Greater Dublin will be the region least affected by the economic crisis arising from the Covid-19 pandemic due to better remote working potential for people living there, a study by two University College Cork academics states.
Dr Frank Crowley and Dr Justin Doran found that social distancing and remote working would be less of an issue in and around the capital and in provincial cities due to a higher proportion of people having jobs in sectors where doing so was an option.
The academics said this disparity meant that “a one size fits all policy” response to the crisis would be unlikely to resolve the regional inequalities.
“The Greater Dublin city region will be the least affected by social distancing measures and will likely be better insulated due to greater remote working potential for the population living there,” they wrote.
The authors, who are attached to the Spatial and Regional Economics Research Centre at the UCC Department of Economics, looked at Irish data in the context of international trends and used two indices to capture the potential impact of Covid-19 in Ireland.
Firstly, they looked at the occupations which have the most potential to engage in social distancing procedures and secondly they looked at the occupations which may have the most scope for remote working.
They used occupational data from US data centre Occupational Information Net and then applied it to the 318 different job categories in Ireland, as defined by the Central Statistics Office.
Occupations
Dr Crowley and Dr Doran found that if social distancing potential in an occupation, sector or place is high, then it is likely that remote working potential is too.
They found these measures differ hugely across occupations, sectors and places and that the highest potential for both was among jobs found in the Greater Dublin area and in provincial cities.
“At a town level, more affluent, more densely and highly populated, better educated and better broadband provisioned towns have more jobs with potential for social distancing and remote working,” they said.
Prior to Covid-19, they note that only 14 per cent of the Irish workforce worked remotely with highest proportion of employees doing so the education, ICT and finance sectors.
Sectors such as health, administration, construction, retail, transport and accommodation and food had less than one in 10 employees working from home.

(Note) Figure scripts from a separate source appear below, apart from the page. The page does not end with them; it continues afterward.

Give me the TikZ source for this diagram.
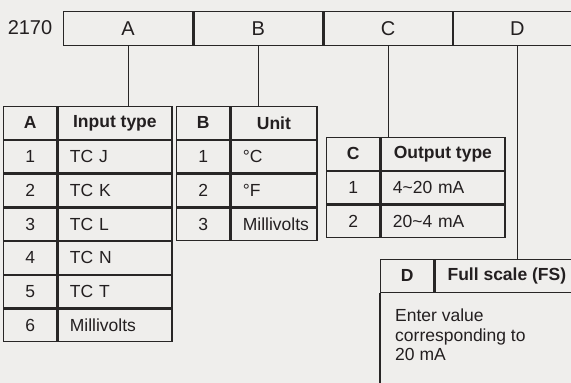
\documentclass[tikz,border=0pt]{standalone}
\usepackage{fontspec}
\setmainfont{Liberation Sans}
\usepackage{xcolor}
\usepackage{tikz}
\usetikzlibrary{positioning}

\definecolor{bgc}{RGB}{239,238,236}
\definecolor{linec}{RGB}{40,38,38}
\definecolor{txtc}{RGB}{35,31,32}

\tikzset{
  cell/.style={draw=linec, line width=1.25pt, minimum height=32.5pt, inner sep=0pt,
    anchor=north west, text=txtc, font=\fontsize{17.5}{19}\selectfont},
  num/.style={cell, minimum width=53pt},
  hd/.style={cell, font=\fontsize{17.5}{19}\selectfont\bfseries},
  txt/.style={cell, align=left, inner xsep=12pt, text width=#1},
  topc/.style={cell, minimum width=129pt, minimum height=34pt, font=\fontsize{20}{22}\selectfont},
  conn/.style={draw=linec, line width=1.1pt}
}

\begin{document}
\begin{tikzpicture}[x=1pt, y=-1pt]
    \fill[bgc] (0,0) rectangle (571,383);
    \clip (0,0) rectangle (571,383);
    % Code bar
    \node[text=txtc, font=\fontsize{20}{22}\selectfont] (code) at (30,28) {2170};
    \node[topc] (bA) at (63,11) {A};
    \node[topc, right=0pt of bA] (bB) {B};
    \node[topc, minimum width=128pt, right=0pt of bB] (bC) {C};
    \node[topc, minimum width=128pt, right=0pt of bC] (bD) {D};
    % Table A
    \node[hd, minimum width=53pt] (a0) at (3,106) {A};
    \node[hd, minimum width=114pt, right=0pt of a0] (a0t) {Input type};
    \node[num, below=0pt of a0] (a1) {1};
    \node[txt=90pt, right=0pt of a1] (a1t) {TC J};
    \node[num, below=0pt of a1] (a2) {2};
    \node[txt=90pt, right=0pt of a2] (a2t) {TC K};
    \node[num, below=0pt of a2] (a3) {3};
    \node[txt=90pt, right=0pt of a3] (a3t) {TC L};
    \node[num, below=0pt of a3] (a4) {4};
    \node[txt=90pt, right=0pt of a4] (a4t) {TC N};
    \node[num, below=0pt of a4] (a5) {5};
    \node[txt=90pt, right=0pt of a5] (a5t) {TC T};
    \node[num, below=0pt of a5] (a6) {6};
    \node[txt=90pt, right=0pt of a6] (a6t) {Millivolts};
    % Table B
    \node[hd, minimum width=53pt] (b0) at (176,106) {B};
    \node[hd, minimum width=86pt, right=0pt of b0] (b0t) {Unit};
    \node[num, below=0pt of b0] (b1) {1};
    \node[txt=62pt, right=0pt of b1] (b1t) {°C};
    \node[num, below=0pt of b1] (b2) {2};
    \node[txt=62pt, right=0pt of b2] (b2t) {°F};
    \node[num, below=0pt of b2] (b3) {3};
    \node[txt=62pt, right=0pt of b3] (b3t) {Millivolts};
    % Table C
    \node[hd, minimum width=53pt] (c0) at (326,137) {C};
    \node[hd, minimum width=124pt, right=0pt of c0] (c0t) {Output type};
    \node[num, below=0pt of c0] (c1) {1};
    \node[txt=100pt, right=0pt of c1] (c1t) {4\textasciitilde 20 mA};
    \node[num, below=0pt of c1] (c2) {2};
    \node[txt=100pt, right=0pt of c2] (c2t) {20\textasciitilde 4 mA};
    % Table D
    \node[hd, minimum width=53pt] (d0) at (380,259) {D};
    \node[hd, minimum width=144pt, right=0pt of d0] (d0t) {Full scale (FS)};
    \node[anchor=north west, align=left, inner sep=0pt, text=txtc,
      font=\fontsize{17.5}{19.5}\selectfont] (dbody) at (395,309)
      {Enter value\\corresponding to\\20 mA};
    \draw[conn, line width=1.25pt] (d0.south west) -- (d0.south west |- 0,390);
    % Connectors
    \draw[conn] (bA.south) -- (bA.south |- a0.north);
    \draw[conn] (bB.south) -- (bB.south |- b0.north);
    \draw[conn] (bC.south) -- (bC.south |- c0.north);
    \draw[conn] (bD.south) -- (bD.south |- d0.north);
\end{tikzpicture}
\end{document}
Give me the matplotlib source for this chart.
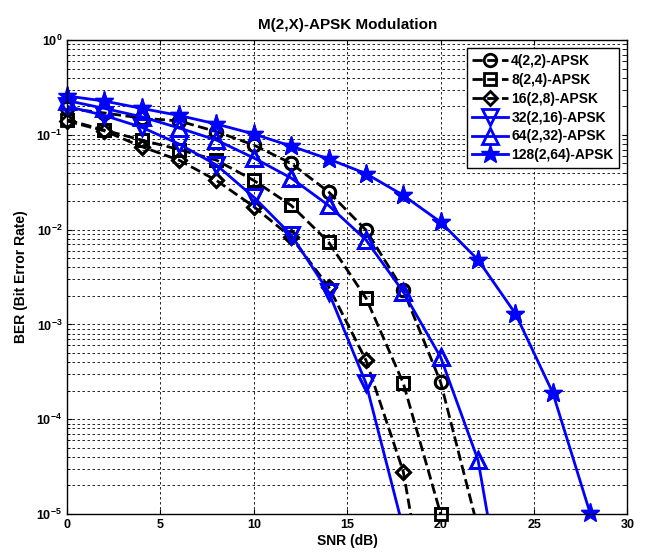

Looking at the Government’s Pandemic Unemployment Payment statistics, the academics identified accommodation and food, retail, motor vehicle repair and construction as being among the most affected sectors.
Dependent
They said this had regional implications as some were more dependent on the sectors with lower potential for social distance and remote working, which would result in regional inequalities.
“For example, given the dependence of some peripheral areas and smaller urban areas on the tourism and hospitality industry, the economic contagion effect at the local level may have devastating consequences for these communities,” they wrote.
“The Irish government needs to consider carefully how local and regional policy settings could be redesigned in order to better accommodate the impacts of increased social distancing and remote working on society over the short term and how it could help deeply affected workings and businesses recover in the medium to longer term.”